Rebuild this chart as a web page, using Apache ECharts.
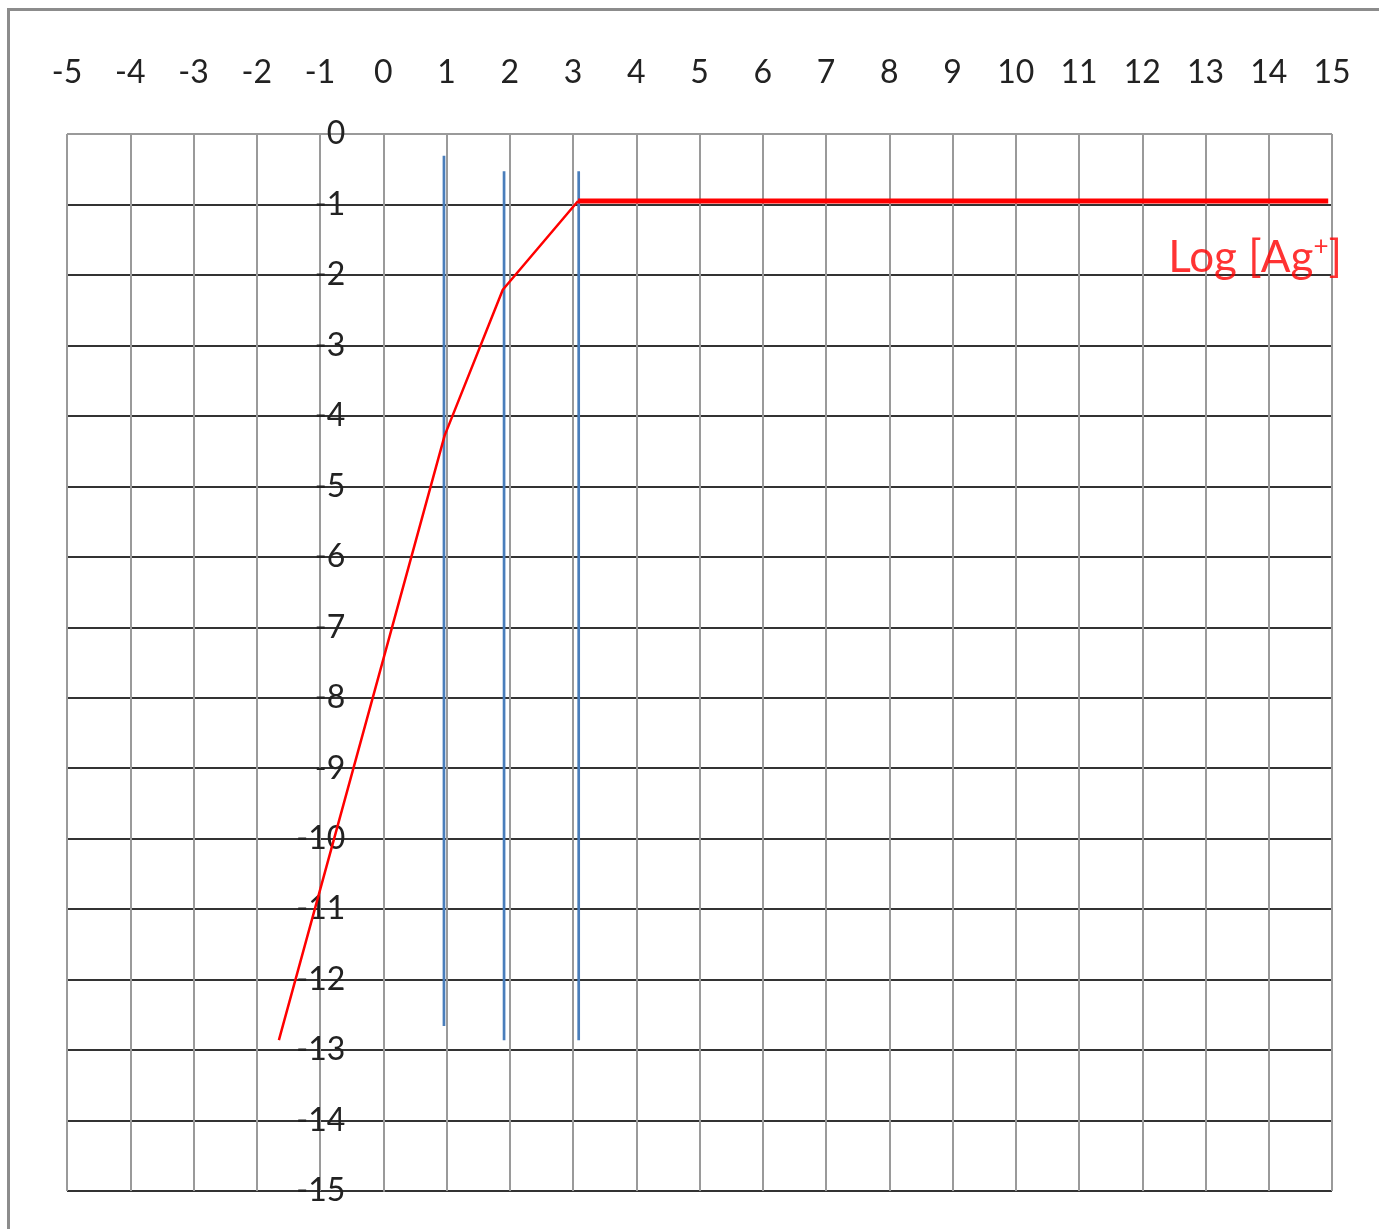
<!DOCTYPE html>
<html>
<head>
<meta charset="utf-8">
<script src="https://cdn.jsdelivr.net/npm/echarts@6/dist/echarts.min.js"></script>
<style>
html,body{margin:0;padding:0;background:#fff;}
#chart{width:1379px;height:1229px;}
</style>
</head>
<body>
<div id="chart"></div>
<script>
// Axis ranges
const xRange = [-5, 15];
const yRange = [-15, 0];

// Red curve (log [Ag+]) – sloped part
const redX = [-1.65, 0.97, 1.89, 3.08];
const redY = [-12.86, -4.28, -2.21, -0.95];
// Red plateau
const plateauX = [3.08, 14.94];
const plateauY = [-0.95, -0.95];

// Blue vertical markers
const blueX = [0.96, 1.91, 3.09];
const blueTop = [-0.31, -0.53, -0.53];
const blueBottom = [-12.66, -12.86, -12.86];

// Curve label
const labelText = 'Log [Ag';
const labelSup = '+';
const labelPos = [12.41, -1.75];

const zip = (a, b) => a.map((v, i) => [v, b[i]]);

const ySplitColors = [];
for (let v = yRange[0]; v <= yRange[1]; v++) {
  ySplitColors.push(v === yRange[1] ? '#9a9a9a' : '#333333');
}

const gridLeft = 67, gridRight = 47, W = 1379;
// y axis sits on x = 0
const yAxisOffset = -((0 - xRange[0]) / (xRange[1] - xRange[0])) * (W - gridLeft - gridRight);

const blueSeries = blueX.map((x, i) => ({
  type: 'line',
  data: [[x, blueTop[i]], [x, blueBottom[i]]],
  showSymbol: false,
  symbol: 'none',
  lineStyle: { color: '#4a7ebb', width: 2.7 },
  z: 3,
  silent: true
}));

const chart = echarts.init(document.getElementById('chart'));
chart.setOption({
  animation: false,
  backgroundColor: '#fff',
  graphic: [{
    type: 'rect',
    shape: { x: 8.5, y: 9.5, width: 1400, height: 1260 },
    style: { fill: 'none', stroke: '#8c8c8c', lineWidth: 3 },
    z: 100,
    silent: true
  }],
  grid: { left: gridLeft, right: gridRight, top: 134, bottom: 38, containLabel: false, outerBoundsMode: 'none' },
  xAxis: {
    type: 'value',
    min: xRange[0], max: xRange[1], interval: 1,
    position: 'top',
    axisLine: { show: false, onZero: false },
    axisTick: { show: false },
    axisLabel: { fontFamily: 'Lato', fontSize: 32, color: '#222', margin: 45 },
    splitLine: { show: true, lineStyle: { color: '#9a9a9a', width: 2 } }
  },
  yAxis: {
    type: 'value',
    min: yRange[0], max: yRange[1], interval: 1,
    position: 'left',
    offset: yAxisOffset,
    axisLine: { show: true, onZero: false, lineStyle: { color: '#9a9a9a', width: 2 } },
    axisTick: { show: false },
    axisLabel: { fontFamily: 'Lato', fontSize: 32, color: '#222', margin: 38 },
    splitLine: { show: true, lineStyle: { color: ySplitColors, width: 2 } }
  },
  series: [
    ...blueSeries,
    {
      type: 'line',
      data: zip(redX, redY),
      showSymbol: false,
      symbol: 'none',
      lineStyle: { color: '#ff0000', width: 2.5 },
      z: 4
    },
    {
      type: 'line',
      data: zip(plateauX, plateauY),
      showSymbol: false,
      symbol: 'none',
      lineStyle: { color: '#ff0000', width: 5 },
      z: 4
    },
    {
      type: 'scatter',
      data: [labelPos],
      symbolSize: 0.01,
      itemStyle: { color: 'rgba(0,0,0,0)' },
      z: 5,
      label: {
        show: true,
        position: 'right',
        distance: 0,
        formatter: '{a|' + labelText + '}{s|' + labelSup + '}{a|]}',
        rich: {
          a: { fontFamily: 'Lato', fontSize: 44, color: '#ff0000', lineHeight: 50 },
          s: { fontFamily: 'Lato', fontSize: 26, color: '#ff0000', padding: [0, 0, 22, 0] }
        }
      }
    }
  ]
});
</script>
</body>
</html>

═══

=== Exercise goal ===
Repeat only the lines between the start of the data and the line with "const yRange = [-15, 0];", including those two lines, and skip the pictures.

=== The answer ===
Rebuild this chart as a web page, using Apache ECharts.
<!DOCTYPE html>
<html>
<head>
<meta charset="utf-8">
<script src="https://cdn.jsdelivr.net/npm/echarts@6/dist/echarts.min.js"></script>
<style>
html,body{margin:0;padding:0;background:#fff;}
#chart{width:1379px;height:1229px;}
</style>
</head>
<body>
<div id="chart"></div>
<script>
// Axis ranges
const xRange = [-5, 15];
const yRange = [-15, 0];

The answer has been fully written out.